Directions:
Select, from the data, each line where "matplotlib" occurs.
## begin Stored records
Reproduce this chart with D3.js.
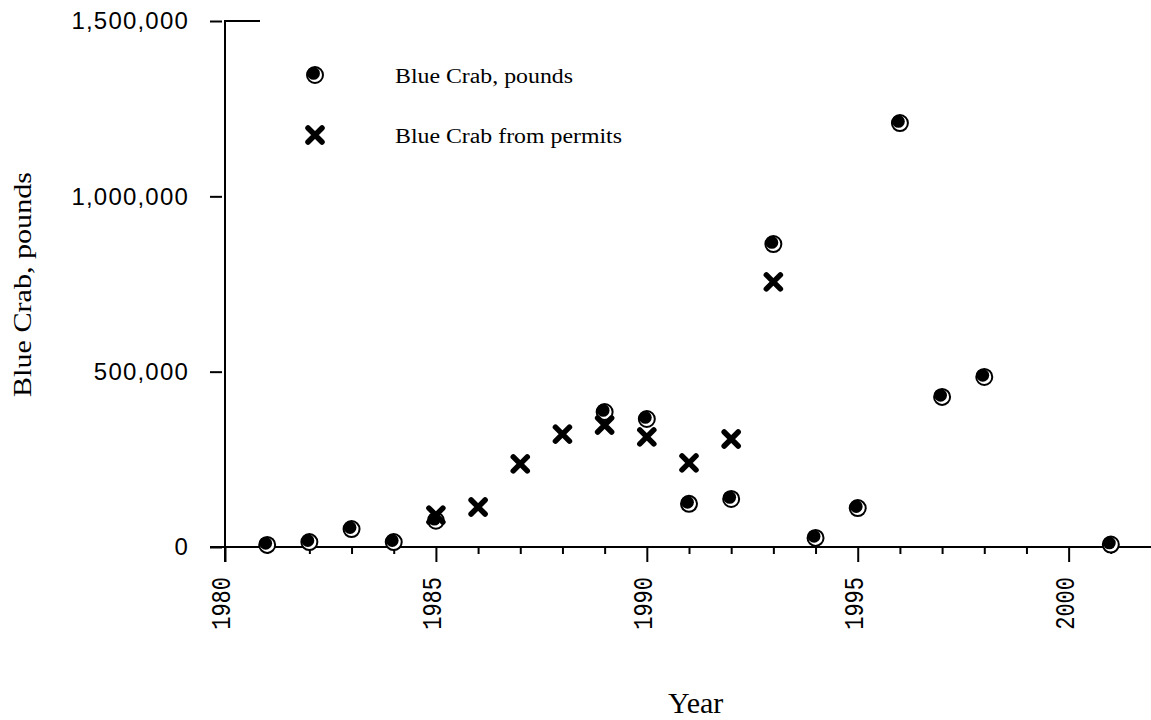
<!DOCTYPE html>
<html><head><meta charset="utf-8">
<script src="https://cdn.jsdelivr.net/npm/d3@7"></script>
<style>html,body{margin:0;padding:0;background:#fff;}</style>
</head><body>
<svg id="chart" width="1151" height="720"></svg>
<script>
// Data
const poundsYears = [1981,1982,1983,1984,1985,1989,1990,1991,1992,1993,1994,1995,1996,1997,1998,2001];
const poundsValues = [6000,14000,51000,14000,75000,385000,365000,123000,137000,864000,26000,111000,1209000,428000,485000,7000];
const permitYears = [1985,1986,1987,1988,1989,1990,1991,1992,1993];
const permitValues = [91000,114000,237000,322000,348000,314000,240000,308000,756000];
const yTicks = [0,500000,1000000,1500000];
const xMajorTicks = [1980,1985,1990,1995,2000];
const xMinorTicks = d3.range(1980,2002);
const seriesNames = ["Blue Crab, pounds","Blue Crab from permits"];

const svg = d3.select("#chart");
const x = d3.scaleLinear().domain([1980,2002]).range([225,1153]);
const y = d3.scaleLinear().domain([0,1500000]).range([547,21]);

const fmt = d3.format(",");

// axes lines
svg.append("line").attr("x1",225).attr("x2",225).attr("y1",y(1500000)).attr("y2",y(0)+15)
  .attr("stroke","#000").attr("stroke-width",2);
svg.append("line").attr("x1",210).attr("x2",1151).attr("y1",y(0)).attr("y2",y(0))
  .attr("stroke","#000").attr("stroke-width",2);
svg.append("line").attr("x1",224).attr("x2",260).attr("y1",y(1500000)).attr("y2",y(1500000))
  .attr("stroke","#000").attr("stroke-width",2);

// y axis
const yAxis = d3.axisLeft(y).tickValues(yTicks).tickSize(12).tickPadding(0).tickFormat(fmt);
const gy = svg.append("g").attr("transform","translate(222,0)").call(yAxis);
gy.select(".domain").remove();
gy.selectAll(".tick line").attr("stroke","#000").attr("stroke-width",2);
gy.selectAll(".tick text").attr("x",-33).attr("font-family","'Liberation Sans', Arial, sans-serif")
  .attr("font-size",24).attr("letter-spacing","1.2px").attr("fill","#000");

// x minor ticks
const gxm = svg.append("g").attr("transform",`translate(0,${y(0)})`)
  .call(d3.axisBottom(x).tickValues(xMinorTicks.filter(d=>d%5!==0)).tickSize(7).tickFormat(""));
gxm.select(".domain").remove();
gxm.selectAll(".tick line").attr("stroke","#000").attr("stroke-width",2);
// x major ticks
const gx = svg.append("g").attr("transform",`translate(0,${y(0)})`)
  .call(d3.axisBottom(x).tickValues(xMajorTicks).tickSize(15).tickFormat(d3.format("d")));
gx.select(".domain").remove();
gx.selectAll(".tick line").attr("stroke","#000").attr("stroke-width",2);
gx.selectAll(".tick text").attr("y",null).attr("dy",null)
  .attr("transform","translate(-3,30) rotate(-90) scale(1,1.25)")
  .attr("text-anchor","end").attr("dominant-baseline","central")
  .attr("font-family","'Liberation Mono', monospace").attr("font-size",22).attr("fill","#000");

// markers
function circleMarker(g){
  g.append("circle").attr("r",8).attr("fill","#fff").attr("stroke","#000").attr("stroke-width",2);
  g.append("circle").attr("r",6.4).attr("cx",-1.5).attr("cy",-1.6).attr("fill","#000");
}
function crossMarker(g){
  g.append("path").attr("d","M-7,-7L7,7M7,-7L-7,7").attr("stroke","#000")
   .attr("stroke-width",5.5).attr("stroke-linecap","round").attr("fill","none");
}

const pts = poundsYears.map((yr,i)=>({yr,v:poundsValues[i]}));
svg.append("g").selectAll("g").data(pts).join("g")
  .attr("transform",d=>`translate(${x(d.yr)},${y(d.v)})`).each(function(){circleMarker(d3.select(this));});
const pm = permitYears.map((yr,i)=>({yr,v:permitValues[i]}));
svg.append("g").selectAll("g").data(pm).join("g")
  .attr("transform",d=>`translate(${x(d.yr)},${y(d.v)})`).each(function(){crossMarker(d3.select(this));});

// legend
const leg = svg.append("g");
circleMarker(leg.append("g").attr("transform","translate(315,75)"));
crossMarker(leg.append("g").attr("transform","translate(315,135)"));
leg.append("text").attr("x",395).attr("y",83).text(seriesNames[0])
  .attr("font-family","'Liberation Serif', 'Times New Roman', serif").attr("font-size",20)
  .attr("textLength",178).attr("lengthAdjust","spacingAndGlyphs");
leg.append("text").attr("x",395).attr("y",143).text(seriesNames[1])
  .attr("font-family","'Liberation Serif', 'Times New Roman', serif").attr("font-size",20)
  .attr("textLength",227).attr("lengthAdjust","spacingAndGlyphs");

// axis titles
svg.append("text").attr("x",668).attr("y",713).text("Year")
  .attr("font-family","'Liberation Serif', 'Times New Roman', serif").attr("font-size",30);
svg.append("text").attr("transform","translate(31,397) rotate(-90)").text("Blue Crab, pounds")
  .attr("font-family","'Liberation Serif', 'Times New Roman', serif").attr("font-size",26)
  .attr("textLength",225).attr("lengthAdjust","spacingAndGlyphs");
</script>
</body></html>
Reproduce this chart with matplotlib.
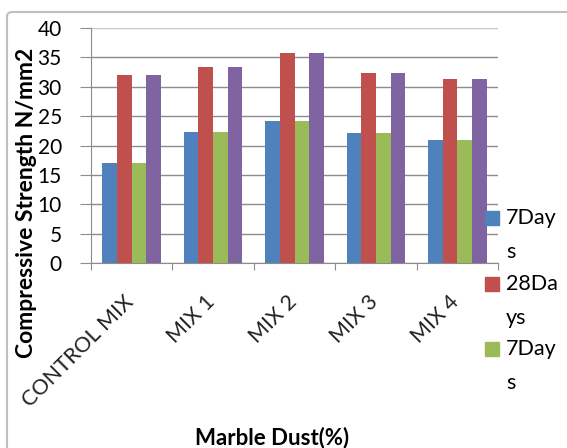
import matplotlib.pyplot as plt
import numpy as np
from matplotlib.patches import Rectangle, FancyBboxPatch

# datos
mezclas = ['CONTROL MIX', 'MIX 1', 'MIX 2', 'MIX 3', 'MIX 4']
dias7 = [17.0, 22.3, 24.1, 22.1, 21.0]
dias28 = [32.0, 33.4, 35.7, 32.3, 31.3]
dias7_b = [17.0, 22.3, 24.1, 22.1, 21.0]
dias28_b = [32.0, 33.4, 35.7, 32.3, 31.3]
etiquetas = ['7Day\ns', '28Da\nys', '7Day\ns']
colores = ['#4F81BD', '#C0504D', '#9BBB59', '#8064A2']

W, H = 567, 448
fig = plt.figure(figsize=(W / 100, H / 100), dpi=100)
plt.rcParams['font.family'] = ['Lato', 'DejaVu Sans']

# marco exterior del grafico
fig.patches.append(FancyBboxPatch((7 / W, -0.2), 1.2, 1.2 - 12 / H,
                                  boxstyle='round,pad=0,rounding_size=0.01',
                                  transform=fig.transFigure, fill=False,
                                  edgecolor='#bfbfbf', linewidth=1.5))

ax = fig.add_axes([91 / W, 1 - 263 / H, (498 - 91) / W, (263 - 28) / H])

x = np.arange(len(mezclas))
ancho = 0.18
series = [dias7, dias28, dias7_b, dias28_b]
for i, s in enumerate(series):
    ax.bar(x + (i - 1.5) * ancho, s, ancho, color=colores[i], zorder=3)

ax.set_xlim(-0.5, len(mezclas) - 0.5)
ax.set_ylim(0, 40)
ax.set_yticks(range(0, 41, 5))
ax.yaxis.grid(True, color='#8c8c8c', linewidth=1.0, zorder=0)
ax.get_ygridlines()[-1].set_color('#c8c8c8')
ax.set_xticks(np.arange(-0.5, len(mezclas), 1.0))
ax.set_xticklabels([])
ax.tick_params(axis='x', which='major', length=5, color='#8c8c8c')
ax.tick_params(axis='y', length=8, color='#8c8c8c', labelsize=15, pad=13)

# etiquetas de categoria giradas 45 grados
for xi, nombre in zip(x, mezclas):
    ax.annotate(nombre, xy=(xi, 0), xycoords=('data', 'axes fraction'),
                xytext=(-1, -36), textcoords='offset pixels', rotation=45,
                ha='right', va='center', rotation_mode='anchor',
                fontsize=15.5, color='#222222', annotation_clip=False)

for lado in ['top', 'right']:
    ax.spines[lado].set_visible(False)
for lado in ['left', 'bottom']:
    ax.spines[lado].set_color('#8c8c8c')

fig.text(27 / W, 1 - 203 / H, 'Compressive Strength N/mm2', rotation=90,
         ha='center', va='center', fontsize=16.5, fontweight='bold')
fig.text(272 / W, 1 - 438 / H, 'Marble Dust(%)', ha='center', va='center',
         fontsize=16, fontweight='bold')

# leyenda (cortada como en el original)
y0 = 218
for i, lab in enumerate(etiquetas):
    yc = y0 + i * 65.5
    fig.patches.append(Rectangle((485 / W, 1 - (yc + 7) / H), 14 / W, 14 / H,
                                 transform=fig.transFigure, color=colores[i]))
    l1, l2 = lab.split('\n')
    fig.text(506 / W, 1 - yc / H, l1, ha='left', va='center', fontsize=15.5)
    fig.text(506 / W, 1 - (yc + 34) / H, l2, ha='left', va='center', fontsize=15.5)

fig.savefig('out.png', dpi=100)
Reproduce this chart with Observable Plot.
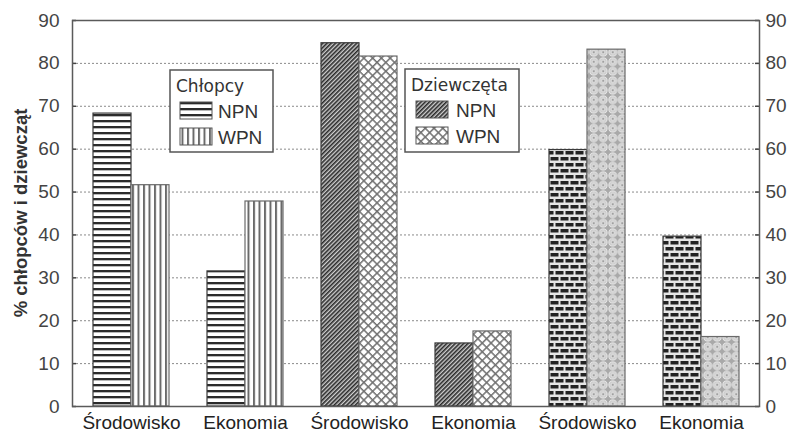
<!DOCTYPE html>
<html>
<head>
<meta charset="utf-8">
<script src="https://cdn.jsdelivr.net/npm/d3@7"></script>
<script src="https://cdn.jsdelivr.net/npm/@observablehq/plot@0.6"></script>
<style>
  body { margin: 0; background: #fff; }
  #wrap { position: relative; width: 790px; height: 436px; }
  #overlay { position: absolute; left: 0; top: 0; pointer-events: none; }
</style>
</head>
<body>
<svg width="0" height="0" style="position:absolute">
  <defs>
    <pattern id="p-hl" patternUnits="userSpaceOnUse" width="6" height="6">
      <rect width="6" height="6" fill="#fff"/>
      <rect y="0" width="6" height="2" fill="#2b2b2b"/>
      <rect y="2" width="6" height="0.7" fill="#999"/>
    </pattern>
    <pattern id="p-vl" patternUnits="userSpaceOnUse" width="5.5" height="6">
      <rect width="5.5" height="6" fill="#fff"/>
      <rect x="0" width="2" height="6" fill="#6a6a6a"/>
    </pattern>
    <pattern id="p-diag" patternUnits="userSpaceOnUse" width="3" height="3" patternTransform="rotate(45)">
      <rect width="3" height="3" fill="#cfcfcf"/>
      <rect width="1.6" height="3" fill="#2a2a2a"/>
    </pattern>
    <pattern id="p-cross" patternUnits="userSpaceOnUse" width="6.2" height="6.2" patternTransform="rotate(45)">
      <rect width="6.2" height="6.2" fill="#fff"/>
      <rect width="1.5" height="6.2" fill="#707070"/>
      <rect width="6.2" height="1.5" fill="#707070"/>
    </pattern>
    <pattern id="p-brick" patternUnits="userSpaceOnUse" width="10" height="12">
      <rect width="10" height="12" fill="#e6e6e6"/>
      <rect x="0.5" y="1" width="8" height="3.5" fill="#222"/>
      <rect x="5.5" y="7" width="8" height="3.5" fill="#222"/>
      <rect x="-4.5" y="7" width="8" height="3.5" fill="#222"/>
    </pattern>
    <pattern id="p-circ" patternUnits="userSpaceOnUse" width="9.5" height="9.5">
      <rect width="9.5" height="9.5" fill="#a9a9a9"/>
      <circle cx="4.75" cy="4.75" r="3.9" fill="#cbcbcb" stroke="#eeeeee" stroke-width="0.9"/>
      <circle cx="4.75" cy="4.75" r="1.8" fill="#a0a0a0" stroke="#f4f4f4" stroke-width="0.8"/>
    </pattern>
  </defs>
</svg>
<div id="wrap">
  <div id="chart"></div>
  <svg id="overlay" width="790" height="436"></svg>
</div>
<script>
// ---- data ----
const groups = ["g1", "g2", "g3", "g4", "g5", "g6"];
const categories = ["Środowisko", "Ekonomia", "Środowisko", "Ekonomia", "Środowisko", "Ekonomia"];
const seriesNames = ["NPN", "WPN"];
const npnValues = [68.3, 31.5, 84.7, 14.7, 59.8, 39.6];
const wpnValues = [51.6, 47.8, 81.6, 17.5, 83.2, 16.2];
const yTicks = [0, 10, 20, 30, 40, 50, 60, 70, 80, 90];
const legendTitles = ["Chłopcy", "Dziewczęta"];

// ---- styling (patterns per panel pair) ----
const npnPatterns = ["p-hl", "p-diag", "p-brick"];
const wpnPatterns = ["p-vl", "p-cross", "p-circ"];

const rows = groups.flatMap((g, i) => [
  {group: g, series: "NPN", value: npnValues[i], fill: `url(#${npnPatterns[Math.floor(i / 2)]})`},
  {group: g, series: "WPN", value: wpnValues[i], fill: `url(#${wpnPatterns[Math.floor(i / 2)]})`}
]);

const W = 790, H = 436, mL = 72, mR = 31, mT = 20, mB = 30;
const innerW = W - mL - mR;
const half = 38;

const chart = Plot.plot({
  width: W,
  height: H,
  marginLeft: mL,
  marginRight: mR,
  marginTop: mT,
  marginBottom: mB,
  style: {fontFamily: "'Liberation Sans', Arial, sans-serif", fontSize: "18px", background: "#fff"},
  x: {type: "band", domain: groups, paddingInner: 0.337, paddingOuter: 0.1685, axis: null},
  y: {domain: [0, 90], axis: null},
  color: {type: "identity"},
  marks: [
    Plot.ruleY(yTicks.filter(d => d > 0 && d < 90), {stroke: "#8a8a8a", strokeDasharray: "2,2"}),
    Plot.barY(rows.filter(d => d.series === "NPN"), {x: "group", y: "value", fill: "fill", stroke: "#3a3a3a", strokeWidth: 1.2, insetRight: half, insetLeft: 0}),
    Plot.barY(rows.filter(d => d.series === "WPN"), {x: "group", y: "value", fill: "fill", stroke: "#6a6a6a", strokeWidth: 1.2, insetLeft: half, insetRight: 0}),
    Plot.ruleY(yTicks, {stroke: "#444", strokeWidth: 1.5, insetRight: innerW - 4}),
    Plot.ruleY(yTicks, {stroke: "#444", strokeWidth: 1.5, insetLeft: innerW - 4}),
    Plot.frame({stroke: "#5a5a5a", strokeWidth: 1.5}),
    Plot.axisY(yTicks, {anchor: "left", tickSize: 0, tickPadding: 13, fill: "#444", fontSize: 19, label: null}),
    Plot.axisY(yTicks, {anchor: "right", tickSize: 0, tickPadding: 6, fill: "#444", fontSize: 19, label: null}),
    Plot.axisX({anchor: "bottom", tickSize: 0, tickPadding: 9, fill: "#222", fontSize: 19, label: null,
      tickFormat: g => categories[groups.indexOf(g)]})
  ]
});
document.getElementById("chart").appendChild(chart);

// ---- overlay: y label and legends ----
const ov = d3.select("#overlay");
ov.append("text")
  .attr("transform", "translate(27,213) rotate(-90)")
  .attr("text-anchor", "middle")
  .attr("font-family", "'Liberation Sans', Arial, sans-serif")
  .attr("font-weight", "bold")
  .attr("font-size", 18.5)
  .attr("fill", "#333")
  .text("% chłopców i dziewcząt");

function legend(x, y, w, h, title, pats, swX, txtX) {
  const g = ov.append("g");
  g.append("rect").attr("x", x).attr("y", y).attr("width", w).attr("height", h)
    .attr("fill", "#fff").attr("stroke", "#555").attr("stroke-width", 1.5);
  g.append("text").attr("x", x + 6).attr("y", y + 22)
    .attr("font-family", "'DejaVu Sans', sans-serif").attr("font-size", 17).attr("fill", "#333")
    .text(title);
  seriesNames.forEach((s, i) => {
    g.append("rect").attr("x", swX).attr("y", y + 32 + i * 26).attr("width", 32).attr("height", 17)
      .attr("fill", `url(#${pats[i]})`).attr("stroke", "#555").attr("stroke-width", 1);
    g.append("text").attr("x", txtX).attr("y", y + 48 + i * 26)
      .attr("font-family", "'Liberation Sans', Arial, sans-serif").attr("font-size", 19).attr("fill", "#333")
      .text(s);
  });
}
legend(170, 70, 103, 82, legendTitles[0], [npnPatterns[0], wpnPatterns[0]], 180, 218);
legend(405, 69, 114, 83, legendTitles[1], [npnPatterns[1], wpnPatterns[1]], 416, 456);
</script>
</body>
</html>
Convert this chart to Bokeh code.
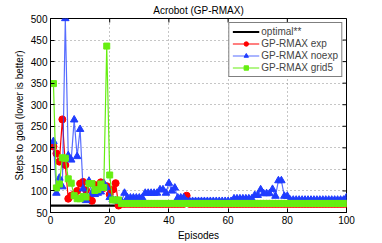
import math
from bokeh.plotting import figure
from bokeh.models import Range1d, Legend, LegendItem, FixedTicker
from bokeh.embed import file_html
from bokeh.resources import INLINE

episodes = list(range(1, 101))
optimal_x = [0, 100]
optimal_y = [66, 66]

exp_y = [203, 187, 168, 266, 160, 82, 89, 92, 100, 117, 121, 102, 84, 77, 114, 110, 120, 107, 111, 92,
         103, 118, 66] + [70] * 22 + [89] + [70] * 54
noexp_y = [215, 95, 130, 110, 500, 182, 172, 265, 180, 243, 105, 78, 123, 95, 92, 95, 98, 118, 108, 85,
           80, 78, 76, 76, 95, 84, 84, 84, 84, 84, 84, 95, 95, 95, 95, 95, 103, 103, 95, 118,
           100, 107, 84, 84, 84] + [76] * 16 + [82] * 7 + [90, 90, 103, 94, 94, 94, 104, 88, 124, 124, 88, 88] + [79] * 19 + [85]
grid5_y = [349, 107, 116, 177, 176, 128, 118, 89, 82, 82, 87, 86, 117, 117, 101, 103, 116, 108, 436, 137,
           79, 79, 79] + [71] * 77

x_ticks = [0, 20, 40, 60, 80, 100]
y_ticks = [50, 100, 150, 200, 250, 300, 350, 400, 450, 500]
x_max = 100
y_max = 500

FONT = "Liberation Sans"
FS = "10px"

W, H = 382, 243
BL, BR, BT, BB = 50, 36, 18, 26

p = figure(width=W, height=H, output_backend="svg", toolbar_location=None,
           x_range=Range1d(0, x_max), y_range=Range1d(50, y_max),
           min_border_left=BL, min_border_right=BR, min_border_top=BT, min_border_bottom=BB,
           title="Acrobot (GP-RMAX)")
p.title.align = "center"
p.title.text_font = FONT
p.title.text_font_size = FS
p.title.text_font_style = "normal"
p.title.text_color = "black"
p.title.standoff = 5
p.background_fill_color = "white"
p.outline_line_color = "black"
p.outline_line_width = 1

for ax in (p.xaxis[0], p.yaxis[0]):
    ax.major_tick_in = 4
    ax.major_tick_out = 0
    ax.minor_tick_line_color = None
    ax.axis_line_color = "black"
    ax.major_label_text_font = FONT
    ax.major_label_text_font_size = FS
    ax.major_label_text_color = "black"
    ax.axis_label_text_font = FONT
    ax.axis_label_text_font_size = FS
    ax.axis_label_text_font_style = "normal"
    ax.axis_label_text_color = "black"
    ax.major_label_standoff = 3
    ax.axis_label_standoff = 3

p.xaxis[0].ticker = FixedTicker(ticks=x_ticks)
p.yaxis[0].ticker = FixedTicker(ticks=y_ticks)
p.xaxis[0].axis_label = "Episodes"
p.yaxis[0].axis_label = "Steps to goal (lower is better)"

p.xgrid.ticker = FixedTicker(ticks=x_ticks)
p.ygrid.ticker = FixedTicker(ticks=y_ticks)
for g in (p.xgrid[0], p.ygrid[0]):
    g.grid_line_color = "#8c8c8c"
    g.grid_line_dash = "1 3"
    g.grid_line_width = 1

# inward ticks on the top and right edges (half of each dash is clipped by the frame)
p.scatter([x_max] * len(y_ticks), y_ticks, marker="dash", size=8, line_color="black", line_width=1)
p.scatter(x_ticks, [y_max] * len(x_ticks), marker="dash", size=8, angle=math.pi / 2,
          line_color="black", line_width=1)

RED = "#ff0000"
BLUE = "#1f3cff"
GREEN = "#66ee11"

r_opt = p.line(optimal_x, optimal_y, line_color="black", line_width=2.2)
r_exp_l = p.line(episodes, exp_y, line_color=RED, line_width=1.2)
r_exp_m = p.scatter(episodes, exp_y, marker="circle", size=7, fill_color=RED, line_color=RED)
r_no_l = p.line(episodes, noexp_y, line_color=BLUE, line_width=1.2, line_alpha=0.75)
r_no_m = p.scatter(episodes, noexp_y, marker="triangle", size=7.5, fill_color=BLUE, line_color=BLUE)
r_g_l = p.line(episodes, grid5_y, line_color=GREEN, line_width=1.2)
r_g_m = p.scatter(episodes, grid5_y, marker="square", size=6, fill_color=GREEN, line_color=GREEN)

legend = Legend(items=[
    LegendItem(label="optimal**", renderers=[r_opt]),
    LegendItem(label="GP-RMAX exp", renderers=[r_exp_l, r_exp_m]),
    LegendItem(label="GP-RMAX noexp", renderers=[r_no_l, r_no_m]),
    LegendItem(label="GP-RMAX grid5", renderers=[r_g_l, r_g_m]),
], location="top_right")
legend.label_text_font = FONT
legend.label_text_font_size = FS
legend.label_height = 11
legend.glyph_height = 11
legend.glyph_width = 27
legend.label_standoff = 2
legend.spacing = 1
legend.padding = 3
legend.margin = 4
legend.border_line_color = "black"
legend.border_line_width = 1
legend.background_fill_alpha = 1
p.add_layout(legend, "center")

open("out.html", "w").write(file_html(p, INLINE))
## end Stored records
Solution:
Reproduce this chart with matplotlib.
import matplotlib.pyplot as plt
from matplotlib.patches import Rectangle, FancyBboxPatch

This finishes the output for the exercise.